Wie im Vorjahr haben sich die ehrenamtlichen Organisatoren entschieden, die Vesperkirche von zwei auf eine Woche (acht Tage) zu verdichten. Diese Herangehensweise,  damals auch wegen der hohen Heizkosten gewählt, sei bestens  angekommen, berichtet Wigginghaus.

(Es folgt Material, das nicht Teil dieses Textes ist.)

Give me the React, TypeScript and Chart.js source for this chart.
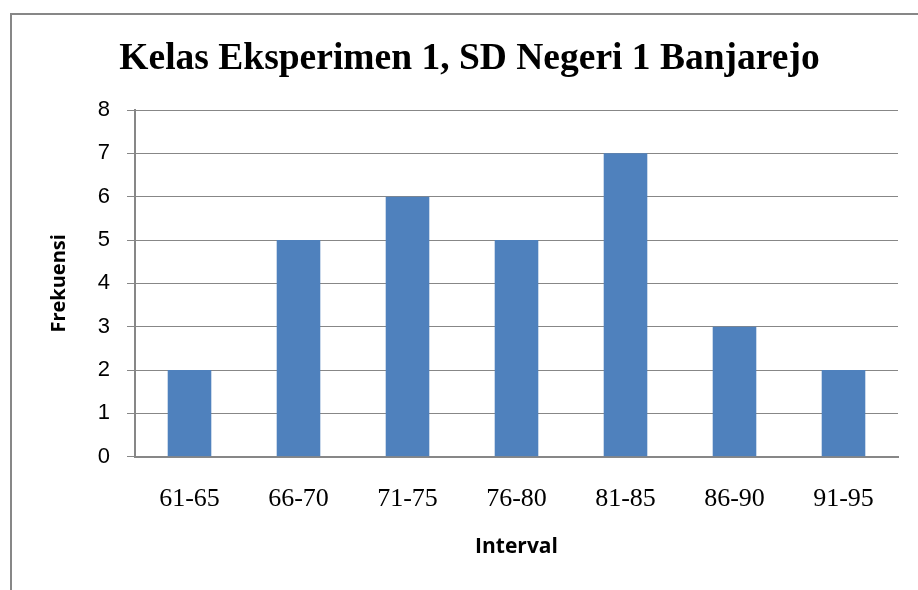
import React, { useEffect, useRef } from "react";
import { Chart, registerables } from "chart.js";

Chart.register(...registerables);

const chartTitle = "Kelas Eksperimen 1, SD Negeri 1 Banjarejo";
const categories = ["61-65", "66-70", "71-75", "76-80", "81-85", "86-90", "91-95"];
const frequencies = [2, 5, 6, 5, 7, 3, 2];
const yTitle = "Frekuensi";
const xTitle = "Interval";
const yMin = 0;
const yMax = 8;
const yStep = 1;

export default function App() {
  const canvasRef = useRef<HTMLCanvasElement | null>(null);

  useEffect(() => {
    if (!canvasRef.current) return;
    const gray = "#878787";
    const chart = new Chart(canvasRef.current, {
      type: "bar",
      data: {
        labels: categories,
        datasets: [
          {
            data: frequencies,
            backgroundColor: "#4F81BD",
            borderWidth: 0,
            categoryPercentage: 1,
            barPercentage: 0.4,
          },
        ],
      },
      options: {
        responsive: false,
        animation: false,
        events: [],
        layout: { padding: { left: 29, right: 20, top: 0, bottom: 0 } },
        plugins: {
          legend: { display: false },
          tooltip: { enabled: false },
          title: {
            display: true,
            text: chartTitle,
            color: "#000",
            font: { family: "'Liberation Serif', 'Times New Roman', serif", size: 37.5, weight: "bold" },
            padding: { top: 22, bottom: 28 },
          },
        },
        scales: {
          x: {
            grid: { display: false, drawTicks: false },
            border: { display: true, color: gray, width: 2 },
            ticks: {
              color: "#000",
              padding: 27,
              font: { family: "'Liberation Serif', 'Times New Roman', serif", size: 26 },
            },
            title: {
              display: true,
              text: xTitle,
              color: "#000",
              font: { family: "'Open Sans', sans-serif", size: 21, weight: "bold" },
              padding: { top: 0, bottom: 30.5 },
            },
            afterFit: (scale: any) => {
              scale.height = 133.3;
            },
          },
          y: {
            min: yMin,
            max: yMax,
            grid: { color: gray, lineWidth: 1, tickLength: 8, drawTicks: true },
            border: { display: true, color: gray, width: 2 },
            ticks: {
              stepSize: yStep,
              color: "#000",
              padding: 17,
              font: { family: "'Liberation Sans', Arial, sans-serif", size: 22 },
            },
            title: {
              display: true,
              text: yTitle,
              color: "#000",
              font: { family: "'Open Sans', sans-serif", size: 20, weight: "bold" },
              padding: { top: 6.5, bottom: 0 },
            },
            afterFit: (scale: any) => {
              scale.width = 94;
            },
          },
        },
      },
    });
    return () => chart.destroy();
  }, []);

  return (
    <div
      style={{
        position: "absolute",
        left: 10,
        top: 13,
        width: 908,
        height: 575,
        borderLeft: "2px solid #878787",
        borderTop: "2px solid #878787",
        background: "#fff",
        overflow: "hidden",
      }}
    >
      <canvas ref={canvasRef} width={906} height={575} style={{ display: "block" }} />
    </div>
  );
}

Daher öffne man auch 2024 früh, mit dem Frühstück: „Gerade morgens entwickelte sich oft eine besondere Atmosphäre.“

Nachmittagskuchen und Abendbrot wird ebenfalls wieder gereicht – es habe sich gezeigt, dass diese Ausdehnung sinnvoll sei. „Viele Gäste haben morgens oder mittags keine Zeit, mal eben in die Stadt zu fahren, nachmittags oder abends aber schon“, sagt Ludger Osterkamp. Für die Kulturveranstaltungen am Abend, von denen es wieder einige geben wird, gelte das ohnehin. Ein Highlight dieser Veranstaltungen steht schon fest: Am Samstag, 3. Februar, tritt das GTown  Rock Orchestra auf.

Zentrales Element hingegen bleibt das Mittagessen. Geliefert wird es wieder von Cultina, rund 300 Mahlzeiten täglich, zwei zur Auswahl. Essenszeit: 12 bis 13.45 Uhr. Das Servieren übernehmen Ehrenamtliche, ebenso wie das Begrüßen, Anrichten, Abräumen, Spülen, etc., sie sind für viele Dinge unverzichtbar. Mehr als hundert Helfer bindet die Vesperkirche ein.

Frische Brötchen in der Kirche: Das Frühstück-Angebot kam beim letzten Mal gut an; daher geht es auch dieses Mal schon frühmorgens los.